Why do banks place more emphasis on hiring college kids who won't stick around for the long run and are generally less mature? Curious to hear both sides. And you can't convince me that its because these kids are "more talented" - from firsthand experience going to a target and being directly recruited did not make a difference between turning those CIM edits on time, if anything those kids were more arrogant (myself included).
Same reason as why many other professions hires kids out of college and doesn’t just hire experienced professionals.
Find me another profession that pays 22 year olds $150k+
A lot of STEM-related fields (SWE, quant finance, data science, certain segments of engineering), even consulting is getting close to $150k all-in with the new raises ($115k base + $25k EOY bonus).
There are far fewer of these exceptional laterals than you think. The reason you see really motivated, outstanding laterals is that it's a tough path to get to IB, and only the top handful of candidates are really able to network and lateral successfully. If you made this path easier you'd likely see a bunch of middling candidates who struck out of college recruiting for a reason, instead of just being too late for SA recruiting like many successful laterals. Big 4 TAS or a LMM bank are very viable paths for a top lateral to get to IB, but you can't tell me that they are generally exceptional pools of talent. More like a stopping point for a great candidate on their way to the BB.
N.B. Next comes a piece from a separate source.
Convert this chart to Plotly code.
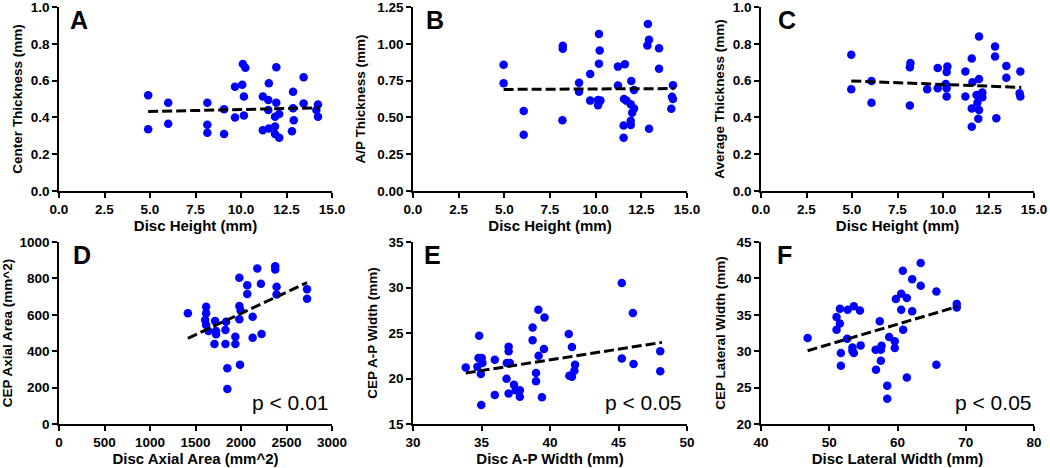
import plotly.graph_objects as go

# ---------------- data ----------------
A_x = [4.9, 4.9, 6.0, 6.0, 8.15, 8.15, 8.15, 9.07, 9.07, 9.67, 9.67, 10.07, 10.16, 10.1, 10.24, 10.16,
       11.2, 11.2, 11.53, 11.5, 11.5, 11.53, 11.87, 11.87, 11.94, 11.94, 11.87, 12.1, 12.1,
       12.86, 12.86, 12.9, 12.8, 13.44, 13.44, 14.23, 14.23, 14.14]
A_y = [0.52, 0.335, 0.48, 0.365, 0.48, 0.36, 0.316, 0.31, 0.444, 0.567, 0.40, 0.577, 0.513, 0.69, 0.67, 0.41,
       0.513, 0.33, 0.585, 0.495, 0.44, 0.34, 0.35, 0.31, 0.673, 0.48, 0.404, 0.418, 0.29,
       0.54, 0.45, 0.385, 0.325, 0.618, 0.476, 0.47, 0.404, 0.44]
A_fit_x = [4.9, 14.3]
A_fit_y = [0.432, 0.452]

B_x = [4.96, 4.96, 6.06, 6.06, 8.2, 8.2, 8.18, 9.09, 9.09, 9.7, 9.7, 10.18, 10.22, 10.18, 10.13, 10.26, 10.13,
       11.22, 11.22, 11.6, 11.55, 11.68, 11.53, 11.53, 11.95, 12.0, 11.92, 12.1, 11.92, 11.92, 12.1,
       12.86, 12.92, 12.83, 12.92, 13.47, 13.47, 14.23, 14.18, 14.23, 14.14]
B_y = [0.857, 0.732, 0.543, 0.382, 0.986, 0.966, 0.48, 0.736, 0.675, 0.795, 0.614, 1.066, 0.955, 0.864, 0.618,
       0.614, 0.582, 0.845, 0.716, 0.861, 0.625, 0.614, 0.445, 0.361, 0.748, 0.532, 0.59, 0.561, 0.477, 0.448,
       0.686, 1.134, 1.027, 0.989, 0.423, 0.97, 0.83, 0.718, 0.64, 0.625, 0.559]
B_fit_x = [4.96, 14.3]
B_fit_y = [0.69, 0.696]

C_x = [4.96, 4.96, 6.07, 6.07, 8.21, 8.18, 8.18, 9.13, 9.71, 9.71, 10.15, 10.2, 10.2, 10.24, 10.2,
       11.23, 11.23, 11.58, 11.62, 11.58, 11.58, 11.98, 11.98, 11.84, 11.89, 11.98, 11.94, 12.16, 12.16,
       12.86, 12.86, 12.93, 13.48, 13.48, 14.25, 14.21, 14.25]
C_y = [0.74, 0.553, 0.598, 0.48, 0.695, 0.673, 0.465, 0.553, 0.669, 0.558, 0.582, 0.558, 0.513, 0.676, 0.647,
       0.649, 0.513, 0.72, 0.591, 0.449, 0.349, 0.84, 0.609, 0.522, 0.48, 0.44, 0.393, 0.535, 0.509,
       0.785, 0.731, 0.395, 0.68, 0.616, 0.649, 0.531, 0.513]
C_fit_x = [4.96, 14.3]
C_fit_y = [0.598, 0.563]

D_x = [1416, 1617, 1617, 1606, 1617, 1642, 1715, 1726, 1726, 1708, 1836, 1829, 1829, 1850, 1850, 1938, 1938,
       1982, 1982, 1996, 1982, 1989, 2069, 2069, 2128, 2128, 2179, 2219, 2226, 2376, 2376, 2391, 2391, 2726, 2726]
D_y = [608, 644, 608, 571, 544, 511, 566, 511, 493, 440, 562, 516, 440, 307, 192, 480, 440,
       803, 648, 624, 575, 325, 763, 714, 589, 474, 854, 770, 495, 867, 849, 754, 712, 741, 688]
D_fit_x = [1416, 2726]
D_fit_y = [471, 777]

E_x = [33.85, 34.83, 34.78, 35.02, 34.7, 35.07, 34.95, 34.98, 35.97, 35.97, 36.98, 36.98, 36.85, 37.07, 36.83,
       36.98, 37.37, 37.5, 37.8, 37.8, 38.73, 38.73, 39.15, 39.6, 39.17, 39.56, 38.98, 38.98, 39.41,
       41.37, 41.6, 41.83, 41.78, 41.41, 41.6, 45.24, 45.24, 46.05, 46.1, 48.05, 48.05]
E_y = [21.2, 24.7, 22.25, 22.25, 21.3, 21.7, 20.5, 17.1, 22.07, 18.2, 23.5, 23.0, 21.7, 21.7, 19.98,
       18.35, 19.3, 18.7, 18.7, 18.0, 25.6, 24.2, 27.56, 26.7, 22.5, 23.24, 20.6, 19.7, 17.93,
       24.9, 23.46, 21.5, 20.86, 20.3, 20.2, 30.5, 22.2, 27.2, 21.6, 23.0, 20.8]
E_fit_x = [33.85, 48.17]
E_fit_y = [20.6, 23.97]

F_x = [46.83, 51.07, 51.07, 51.56, 51.56, 51.7, 51.7, 52.7, 52.63, 53.6, 54.5, 53.4, 53.4, 53.6, 54.6,
       57.4, 56.8, 57.56, 57.66, 57.56, 56.85, 58.5, 58.5, 58.78, 59.6, 59.6, 59.76, 60.54, 60.54, 60.78,
       60.83, 61.37, 61.37, 62.15, 62.15, 63.4, 63.4, 65.7, 65.7, 68.68, 68.68]
F_y = [31.8, 34.7, 32.96, 35.84, 33.8, 29.75, 28.0, 35.7, 31.7, 36.16, 35.6, 30.5, 30.07, 29.75, 30.8,
       34.1, 30.2, 30.2, 30.75, 28.68, 27.46, 25.27, 23.48, 31.95, 31.36, 30.44, 37.17, 37.9, 35.7, 41.06,
       32.96, 37.3, 26.4, 39.9, 35.5, 42.1, 39.0, 38.2, 28.15, 36.5, 36.0]
F_fit_x = [46.83, 68.88]
F_fit_y = [30.07, 36.16]

panel_letters = ["A", "B", "C", "D", "E", "F"]
x_titles = ["Disc Height (mm)", "Disc Height (mm)", "Disc Height (mm)",
            "Disc Axial Area (mm^2)", "Disc A-P Width (mm)", "Disc Lateral Width (mm)"]
y_titles = ["Center Thickness (mm)", "A/P Thickness (mm)", "Average Thickness (mm)",
            "CEP Axial Area (mm^2)", "CEP A-P Width (mm)", "CEP Lateral Width (mm)"]
p_labels = [None, None, None, "p < 0.01", "p < 0.05", "p < 0.05"]

x_ranges = [[0, 15], [0, 15], [0, 15], [0, 3000], [30, 50], [40, 80]]
x_dticks = [2.5, 2.5, 2.5, 500, 5, 10]
x_formats = [".1f", ".1f", ".1f", "d", "d", "d"]
y_ranges = [[0, 1.0], [0, 1.25], [0, 1.0], [0, 1000], [15, 35], [20, 45]]
y_dticks = [0.2, 0.25, 0.2, 200, 5, 5]
y_formats = [".1f", ".2f", ".1f", "d", "d", "d"]

series = [(A_x, A_y, A_fit_x, A_fit_y), (B_x, B_y, B_fit_x, B_fit_y), (C_x, C_y, C_fit_x, C_fit_y),
          (D_x, D_y, D_fit_x, D_fit_y), (E_x, E_y, E_fit_x, E_fit_y), (F_x, F_y, F_fit_x, F_fit_y)]

# ---------------- layout geometry (pixels) ----------------
W, H = 1050, 468
col_px = [(59, 332), (413, 687), (761, 1034)]
row_px = [(7, 191), (242, 424)]
ytitle_standoff = [5, 8, 5, 7, 8, 8]
letter_dx = [9, 11, 15, 12, 9, 14]
p_right = [None, None, None, 0.993, 0.985, 0.996]

FONT = "Liberation Sans, Arial, sans-serif"
fig = go.Figure()
layout = dict(
    width=W, height=H, margin=dict(l=0, r=0, t=0, b=0, autoexpand=False),
    paper_bgcolor="white", plot_bgcolor="white", showlegend=False,
    font=dict(family=FONT, color="black"),
)
annotations = []

for i, (xs, ys, fx, fy) in enumerate(series):
    r, c = divmod(i, 3)
    n = "" if i == 0 else str(i + 1)
    xa, ya = "x" + n, "y" + n
    fig.add_trace(go.Scatter(x=xs, y=ys, mode="markers", xaxis=xa, yaxis=ya,
                             marker=dict(color="#0000FF", size=8.5, line=dict(width=0))))
    fig.add_trace(go.Scatter(x=fx, y=fy, mode="lines", xaxis=xa, yaxis=ya,
                             line=dict(color="black", width=3, dash="10px,4px")))
    x0, x1 = col_px[c]
    y0, y1 = row_px[r]
    common = dict(showgrid=False, zeroline=False, showline=True, linecolor="black", linewidth=1.6,
                  ticks="outside", ticklen=5, tickwidth=1.6, tickcolor="black", automargin=False,
                  ticklabeloverflow="allow",
                  tickfont=dict(family=FONT, size=13.5, weight="bold", color="black"))
    layout["xaxis" + n] = dict(common, domain=[x0 / W, x1 / W], anchor=ya, range=x_ranges[i],
                                tick0=x_ranges[i][0], dtick=x_dticks[i], tickformat=x_formats[i],
                                title=dict(text=x_titles[i], standoff=4,
                                           font=dict(family=FONT, size=15, weight="bold")))
    layout["yaxis" + n] = dict(common, domain=[1 - y1 / H, 1 - y0 / H], anchor=xa, range=y_ranges[i],
                                tick0=y_ranges[i][0], dtick=y_dticks[i], tickformat=y_formats[i],
                                ticklabelstandoff=0,
                                title=dict(text=y_titles[i], standoff=ytitle_standoff[i],
                                           font=dict(family=FONT, size=13.5, weight="bold")))
    # panel letter
    annotations.append(dict(text=panel_letters[i], showarrow=False,
                            xref=xa + " domain", yref=ya + " domain",
                            x=letter_dx[i] / (x1 - x0), y=1 - 13 / (y1 - y0),
                            xanchor="left", yanchor="middle",
                            font=dict(family=FONT, size=25, weight="bold", color="black")))
    if p_labels[i]:
        annotations.append(dict(text=p_labels[i], showarrow=False,
                                xref=xa + " domain", yref=ya + " domain",
                                x=p_right[i], y=(y1 - 402) / (y1 - y0),
                                xanchor="right", yanchor="middle",
                                font=dict(family=FONT, size=21, color="black")))

layout["annotations"] = annotations
fig.update_layout(**layout)
# remove the browser's default 8px body margin so the 1050x468 figure fills the window
fig.write_html("out.html", config={"displayModeBar": False},
               post_script="document.body.style.margin='0px';")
Yes college kids can be immature, but analysts are really a commodity to the banks. They just don't need the #1 draft class every year to close deals, kids who are smart enough are just fine - this is not rocket science. College recruiting is very streamlined and easy for the banks and you can also use the internship as a trial period.
I agree with pretty much everything you said. I was very involved in BB recruiting and it was already a jamjob despite being one of the most streamlined bschool processes.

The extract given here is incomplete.